»»

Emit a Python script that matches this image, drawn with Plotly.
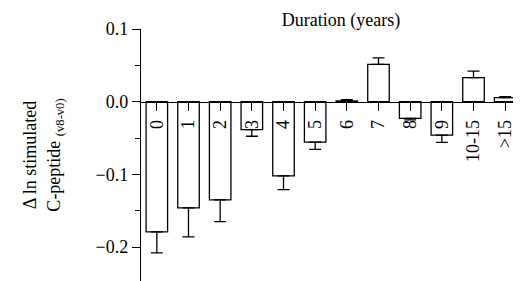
import plotly.graph_objects as go

categories = ["0", "1", "2", "3", "4", "5", "6", "7", "8", "9", "10-15", ">15"]
values = [-0.179, -0.146, -0.135, -0.0385, -0.102, -0.0555, 0.001, 0.0513, -0.023, -0.046, 0.033, 0.0055]
errors = [0.029, 0.040, 0.030, 0.009, 0.019, 0.010, 0.002, 0.009, 0.002, 0.010, 0.009, 0.0015]

err_up = [e if v >= 0 else 0 for v, e in zip(values, errors)]
err_down = [e if v < 0 else 0 for v, e in zip(values, errors)]

FONT = "Liberation Serif"
ymin, ymax = -0.2466, 0.1

# page body has an 8px default margin, so the figure is sized to fit the window
W, H = 513, 273

fig = go.Figure(go.Bar(
    x=list(range(len(categories))), y=values,
    width=0.68,
    marker=dict(color="white", line=dict(color="black", width=1.3)),
    error_y=dict(type="data", symmetric=False, array=err_up, arrayminus=err_down,
                 color="black", thickness=1.3, width=6),
))

fig.update_layout(
    width=W, height=H,
    margin=dict(l=133, r=0, t=21, b=0),
    plot_bgcolor="white", paper_bgcolor="white",
    showlegend=False,
    font=dict(family=FONT, color="black", size=18),
    title=dict(text="Duration (years)", x=(341 - 8) / W, xanchor="center",
               y=1 - 12 / H, yanchor="middle", yref="container",
               font=dict(family=FONT, size=18, color="black")),
    xaxis=dict(
        range=[-0.5, 11.5], automargin=False,
        tickmode="array", tickvals=list(range(len(categories))), ticktext=categories,
        tickangle=-90, ticks="outside", ticklen=8, tickwidth=1.3, tickcolor="black",
        ticklabelstandoff=2,
        showline=True, linecolor="black", linewidth=1.3,
        showgrid=False, zeroline=False,
        anchor="free", position=(0 - ymin) / (ymax - ymin),
        tickfont=dict(family=FONT, size=18, color="black"),
    ),
    yaxis=dict(
        range=[ymin, ymax], automargin=False,
        tickmode="array", tickvals=[0.1, 0.0, -0.1, -0.2],
        ticktext=["0.1", "0.0", "\u22120.1", "\u22120.2"],
        ticks="outside", ticklen=8, tickwidth=1.3, tickcolor="black",
        minor=dict(tickmode="array", tickvals=[0.05, -0.05, -0.15],
                   ticks="outside", ticklen=5, tickwidth=1.3, tickcolor="black"),
        showline=True, linecolor="black", linewidth=1.3,
        showgrid=False, zeroline=False,
        tickfont=dict(family=FONT, size=18, color="black"),
        title=dict(text="\u0394 ln stimulated<br>C-peptide <sub>(v8-v0)</sub>",
                   font=dict(family=FONT, size=18, color="black"), standoff=30),
    ),
)

fig.write_html("out.html")
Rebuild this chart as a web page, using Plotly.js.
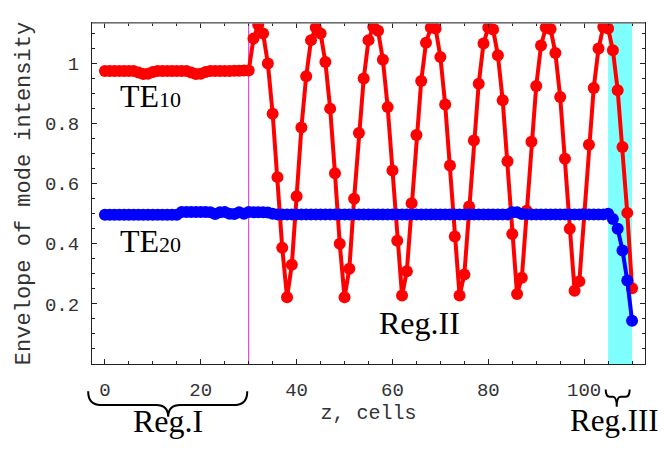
<!DOCTYPE html>
<html>
<head>
<meta charset="utf-8">
<script src="https://cdn.plot.ly/plotly-3.0.1.min.js"></script>
<style>html,body{margin:0;padding:0;background:#fff;}#chart{width:664px;height:450px;}</style>
</head>
<body>
<div id="chart"></div>
<script>
// z positions (cells)
const z = Array.from({length: 111}, (_, i) => i);

// TE10 envelope: Reg.I (z=0..30), then Reg.II/III (z=31..110)
const te10RegI = [
  0.975, 0.975, 0.975, 0.975, 0.975, 0.975, 0.975,
  0.970, 0.965, 0.966, 0.972,
  0.975, 0.975, 0.975, 0.975, 0.975, 0.975, 0.975,
  0.970, 0.965, 0.966, 0.972,
  0.975, 0.975, 0.975, 0.975, 0.975, 0.976, 0.976, 0.977, 0.977
];
const te10RegII = [
  1.083, 1.128, 1.100, 1.000, 0.833, 0.622, 0.387, 0.222, 0.330, 0.558, 0.787, 0.958,
  1.078, 1.120, 1.100, 1.005, 0.850, 0.635, 0.400, 0.222, 0.317, 0.550, 0.769, 0.950,
  1.078, 1.122, 1.109, 1.013, 0.855, 0.644, 0.410, 0.228, 0.309, 0.535, 0.762, 0.942,
  1.069, 1.120, 1.117, 1.022, 0.864, 0.661, 0.424, 0.228, 0.298, 0.524, 0.744, 0.933,
  1.067, 1.120, 1.113, 1.028, 0.878, 0.675, 0.433, 0.233, 0.287, 0.510, 0.740, 0.925,
  1.060, 1.120, 1.115, 1.035, 0.889, 0.683, 0.450, 0.244, 0.275, 0.500, 0.730, 0.919,
  1.050, 1.122, 1.117, 1.044, 0.911, 0.722, 0.503, 0.252
];

// TE20 envelope
const te20RegI = [
  0.497, 0.497, 0.497, 0.497, 0.497, 0.497, 0.497, 0.497,
  0.497, 0.497, 0.497, 0.497, 0.497, 0.497, 0.497, 0.497,
  0.506, 0.506, 0.506, 0.506, 0.506, 0.506, 0.505, 0.499,
  0.505, 0.506, 0.500, 0.499, 0.505, 0.500, 0.506
];
const te20RegII = [
  0.505, 0.505, 0.505, 0.504, 0.500,
  0.498, 0.498, 0.498, 0.498, 0.498, 0.498, 0.498, 0.498, 0.498, 0.498,
  0.498, 0.498, 0.498, 0.498, 0.498, 0.498, 0.498, 0.498, 0.498, 0.498,
  0.498, 0.498, 0.498, 0.498, 0.498, 0.498, 0.498, 0.498, 0.498, 0.498,
  0.498, 0.498, 0.498, 0.498, 0.498, 0.498, 0.498, 0.498, 0.498, 0.498,
  0.498, 0.498, 0.498, 0.498, 0.498, 0.498, 0.498, 0.498, 0.498, 0.505,
  0.505, 0.499, 0.498, 0.498, 0.498, 0.498, 0.498, 0.498, 0.498, 0.498,
  0.498, 0.498, 0.498, 0.498, 0.498, 0.498, 0.498, 0.498, 0.498,
  0.500, 0.483, 0.450, 0.378, 0.278, 0.144
];

const te10 = te10RegI.concat(te10RegII);
const te20 = te20RegI.concat(te20RegII);

// Region boundaries and labels
const regIEnd = 30;
const regIII = [105, 110];
const xTicks = [0, 20, 40, 60, 80, 100];
const yTicks = [0.2, 0.4, 0.6, 0.8, 1];
const yTickText = ['0.2', '0.4', '0.6', '0.8', '1'];

const xRange = [-2.7, 112.7];
const yRange = [0, 1.135];
const px = v => (v - xRange[0]) / (xRange[1] - xRange[0]);

function brace(x1, x2, xc, y0, y1, y2, r) {
  const a = px(x1), b = px(x2), c = px(xc);
  return `M ${a},${y0} Q ${a},${y1} ${a + r},${y1} L ${c - r},${y1} Q ${c},${y1} ${c},${y2} ` +
         `Q ${c},${y1} ${c + r},${y1} L ${b - r},${y1} Q ${b},${y1} ${b},${y0}`;
}

const mono = 'Liberation Mono, Courier New, monospace';
const serif = 'Liberation Serif, Times New Roman, serif';

const traces = [
  {x: z, y: te10, type: 'scatter', mode: 'lines+markers', name: 'TE10',
   line: {color: '#ff0000', width: 4}, marker: {color: '#ff0000', size: 12}},
  {x: z, y: te20, type: 'scatter', mode: 'lines+markers', name: 'TE20',
   line: {color: '#0000ff', width: 4}, marker: {color: '#0000ff', size: 12}}
];

const axisCommon = {
  ticks: 'inside', ticklen: 5, tickwidth: 1, tickcolor: '#222',
  showline: true, linecolor: '#222', linewidth: 1, mirror: 'ticks',
  showgrid: false, zeroline: false,
  tickfont: {family: mono, size: 19, color: '#333'}
};

const layout = {
  width: 664, height: 450,
  margin: {l: 92, r: 19, t: 23, b: 86},
  paper_bgcolor: '#fff', plot_bgcolor: '#fff',
  showlegend: false,
  xaxis: Object.assign({}, axisCommon, {
    range: xRange, tickvals: xTicks,
    minor: {ticks: 'inside', dtick: 5, tick0: 0, ticklen: 3, tickcolor: '#222'},
    ticklabelstandoff: 8,
    title: {text: 'z, cells', font: {family: mono, size: 20, color: '#333'}, standoff: 0}
  }),
  yaxis: Object.assign({}, axisCommon, {
    range: yRange, tickvals: yTicks, ticktext: yTickText,
    minor: {ticks: 'inside', dtick: 0.05, tick0: 0, ticklen: 3, tickcolor: '#222'},
    ticklabelstandoff: 8,
    title: {text: 'Envelope of mode intensity', font: {family: mono, size: 22, color: '#333'}, standoff: 8}
  }),
  shapes: [
    {type: 'rect', xref: 'x', yref: 'paper', x0: regIII[0], x1: regIII[1], y0: 0, y1: 1,
     fillcolor: '#80ffff', line: {width: 0}, layer: 'below'},
    {type: 'line', xref: 'x', yref: 'paper', x0: regIEnd, x1: regIEnd, y0: 0, y1: 1,
     line: {color: '#e020e0', width: 1}, layer: 'below'},
    {type: 'line', xref: 'paper', yref: 'paper', x0: 0, x1: 1, y0: 1, y1: 1,
     line: {color: '#888', width: 1.5}, layer: 'above'},
    {type: 'path', xref: 'paper', yref: 'paper',
     path: brace(-3.5, 29.7, 13.2, -0.08, -0.12, -0.155, 0.022), line: {color: '#000', width: 2}},
    {type: 'path', xref: 'paper', yref: 'paper',
     path: brace(104.5, 109.5, 106.8, -0.075, -0.096, -0.125, 0.007), line: {color: '#000', width: 2}}
  ],
  annotations: [
    {xref: 'x', yref: 'y', x: 2.7, y: 0.892, xanchor: 'left', yanchor: 'middle', showarrow: false,
     text: 'TE<span style="font-size:22px">10</span>', font: {family: serif, size: 32, color: '#000'}},
    {xref: 'x', yref: 'y', x: 2.7, y: 0.41, xanchor: 'left', yanchor: 'middle', showarrow: false,
     text: 'TE<span style="font-size:22px">20</span>', font: {family: serif, size: 32, color: '#000'}},
    {xref: 'x', yref: 'y', x: 65.6, y: 0.135, xanchor: 'center', yanchor: 'middle', showarrow: false,
     text: 'Reg.II', font: {family: serif, size: 32, color: '#000'}},
    {xref: 'paper', yref: 'paper', x: px(13.2), y: -0.167, xanchor: 'center', yanchor: 'middle', showarrow: false,
     text: 'Reg.I', font: {family: serif, size: 32, color: '#000'}},
    {xref: 'paper', yref: 'paper', x: px(106.4), y: -0.167, xanchor: 'center', yanchor: 'middle', showarrow: false,
     text: 'Reg.III', font: {family: serif, size: 31, color: '#000'}}
  ]
};

Plotly.newPlot('chart', traces, layout, {displayModeBar: false, staticPlot: true});
</script>
</body>
</html>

««

Starting at the first line of the entries, restate word for word everything through the line that holds "W, H = 513, 273", both ends included, but omit any pictures.

▸ **RESULT FOR THIS TASK**:
Emit a Python script that matches this image, drawn with Plotly.
import plotly.graph_objects as go

categories = ["0", "1", "2", "3", "4", "5", "6", "7", "8", "9", "10-15", ">15"]
values = [-0.179, -0.146, -0.135, -0.0385, -0.102, -0.0555, 0.001, 0.0513, -0.023, -0.046, 0.033, 0.0055]
errors = [0.029, 0.040, 0.030, 0.009, 0.019, 0.010, 0.002, 0.009, 0.002, 0.010, 0.009, 0.0015]

err_up = [e if v >= 0 else 0 for v, e in zip(values, errors)]
err_down = [e if v < 0 else 0 for v, e in zip(values, errors)]

FONT = "Liberation Serif"
ymin, ymax = -0.2466, 0.1

# page body has an 8px default margin, so the figure is sized to fit the window
W, H = 513, 273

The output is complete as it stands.